--- WORK TO COMPLETE ---
Copy each line below that includes "this".

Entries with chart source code
---

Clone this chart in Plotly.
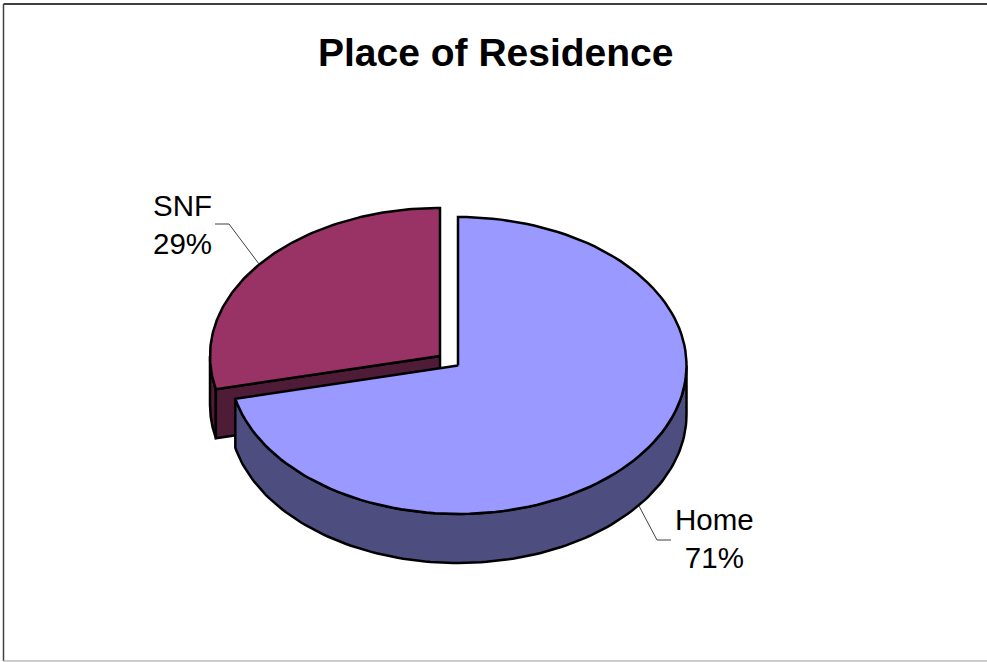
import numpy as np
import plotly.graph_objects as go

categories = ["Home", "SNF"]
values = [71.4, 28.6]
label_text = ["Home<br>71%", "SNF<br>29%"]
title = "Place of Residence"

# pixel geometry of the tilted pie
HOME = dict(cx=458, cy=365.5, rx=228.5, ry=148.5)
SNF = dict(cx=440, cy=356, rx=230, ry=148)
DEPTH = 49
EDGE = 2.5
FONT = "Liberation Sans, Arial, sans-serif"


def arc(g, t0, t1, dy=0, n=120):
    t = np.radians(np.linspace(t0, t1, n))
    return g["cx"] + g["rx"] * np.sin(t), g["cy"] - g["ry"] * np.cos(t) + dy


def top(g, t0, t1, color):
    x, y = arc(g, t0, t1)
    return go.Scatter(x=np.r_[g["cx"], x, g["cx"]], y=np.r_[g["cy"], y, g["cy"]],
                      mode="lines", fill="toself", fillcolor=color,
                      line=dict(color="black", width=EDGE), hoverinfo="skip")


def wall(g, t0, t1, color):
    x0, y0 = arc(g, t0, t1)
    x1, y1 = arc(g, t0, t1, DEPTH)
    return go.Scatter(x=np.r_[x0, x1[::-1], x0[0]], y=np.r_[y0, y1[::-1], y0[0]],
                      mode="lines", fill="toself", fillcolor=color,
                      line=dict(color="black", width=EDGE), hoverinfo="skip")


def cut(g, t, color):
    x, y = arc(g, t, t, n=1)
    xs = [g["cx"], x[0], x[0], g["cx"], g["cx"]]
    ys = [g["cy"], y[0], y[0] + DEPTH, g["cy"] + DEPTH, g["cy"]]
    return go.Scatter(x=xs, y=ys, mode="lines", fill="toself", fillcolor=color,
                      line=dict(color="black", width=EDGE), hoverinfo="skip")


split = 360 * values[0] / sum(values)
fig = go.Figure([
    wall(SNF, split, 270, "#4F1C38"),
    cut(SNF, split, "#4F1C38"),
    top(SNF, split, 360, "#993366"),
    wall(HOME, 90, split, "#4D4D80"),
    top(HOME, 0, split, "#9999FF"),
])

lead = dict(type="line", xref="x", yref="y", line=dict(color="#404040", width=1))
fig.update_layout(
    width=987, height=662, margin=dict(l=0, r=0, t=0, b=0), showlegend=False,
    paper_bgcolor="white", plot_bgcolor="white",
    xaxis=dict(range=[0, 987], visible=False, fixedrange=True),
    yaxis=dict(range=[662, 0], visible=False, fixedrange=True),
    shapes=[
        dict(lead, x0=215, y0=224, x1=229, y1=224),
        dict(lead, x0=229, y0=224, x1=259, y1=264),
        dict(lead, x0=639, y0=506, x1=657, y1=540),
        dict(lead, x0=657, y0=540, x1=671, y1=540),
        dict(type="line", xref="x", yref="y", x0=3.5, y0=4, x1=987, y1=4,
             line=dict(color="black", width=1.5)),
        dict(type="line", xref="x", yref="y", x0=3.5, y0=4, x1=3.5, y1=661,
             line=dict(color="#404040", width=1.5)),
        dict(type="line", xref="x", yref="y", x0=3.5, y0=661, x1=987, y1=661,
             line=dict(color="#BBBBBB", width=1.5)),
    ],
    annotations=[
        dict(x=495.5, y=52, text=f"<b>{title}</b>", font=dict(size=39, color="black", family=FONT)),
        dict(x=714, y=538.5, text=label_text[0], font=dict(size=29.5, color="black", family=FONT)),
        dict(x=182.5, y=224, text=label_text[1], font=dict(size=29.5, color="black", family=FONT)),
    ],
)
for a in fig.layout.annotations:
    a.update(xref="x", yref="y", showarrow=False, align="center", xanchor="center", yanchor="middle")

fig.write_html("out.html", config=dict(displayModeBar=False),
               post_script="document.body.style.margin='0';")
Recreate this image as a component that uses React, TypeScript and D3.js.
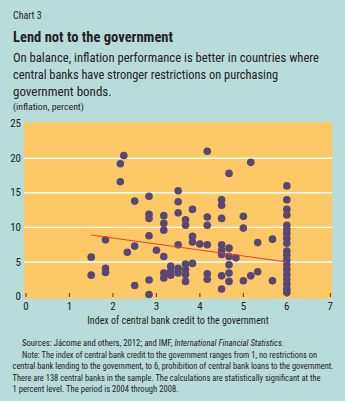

---

--- CORRECT RESULT ---
Clone this chart in Plotly.
Recreate this image as a component that uses React, TypeScript and D3.js.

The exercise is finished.